The Boring Checklist: Before Going to Production
Before you deploy, ask yourself:
- Does every ERROR log include enough context to understand what broke?
- Can I trace a user’s journey from first request to final response?
- Are sensitive data fields stripped from logs?
- Do field names match our team’s logging standard?
- Can log aggregation system actually parse and search these logs?
- Do we have alerts for the stuff that would ruin our day?
- Is the log volume reasonable (not going to bankrupt us on storage)?
- Can developers access logs without needing database admin rights?

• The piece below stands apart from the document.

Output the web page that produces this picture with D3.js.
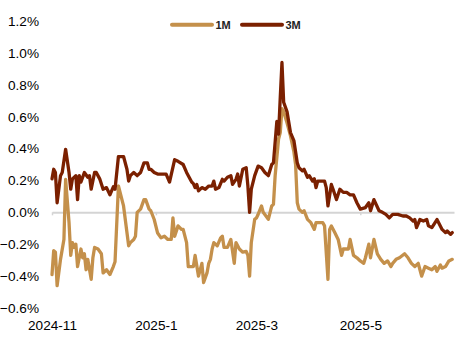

When Logging Saves You (Real Examples)
Scenario 1: The Mysterious 0.1% Issue A user reports that sometimes their checkout fails, but it’s intermittent. Without logs, you’d be debugging blindly. With structured logs and trace IDs, you’d find that it fails specifically when the payment gateway occasionally has a 3-second timeout, and your retry logic wasn’t working as expected. Scenario 2: The Silent Data Corruption User data starts looking weird. With proper INFO-level logs, you’d trace exactly when the state changed, which API call caused it, and be able to rebuild the correct state. Scenario 3: The Security Breach An attacker exploits a vulnerability. Your detailed logs show exactly what they accessed, when, and from where—critical for damage assessment and regulatory compliance.
The Final Truth
Logging feels boring because it’s preventative. You’re doing something expensive and tedious so that you don’t have a crisis. That’s the exact definition of something that feels unglamorous but saves your life. The engineers who’ve been on production calls at 3 AM frantically grepping through logs understand this viscerally. The ones who haven’t yet will eventually. Make your future self—the one who’s being paged about a production incident—incredibly grateful by investing in boring, structured, comprehensive logging now. It’s the closest thing to a time machine we have in software engineering. Now go forth and log with purpose. May your production incidents be well-documented and your on-call rotations peaceful.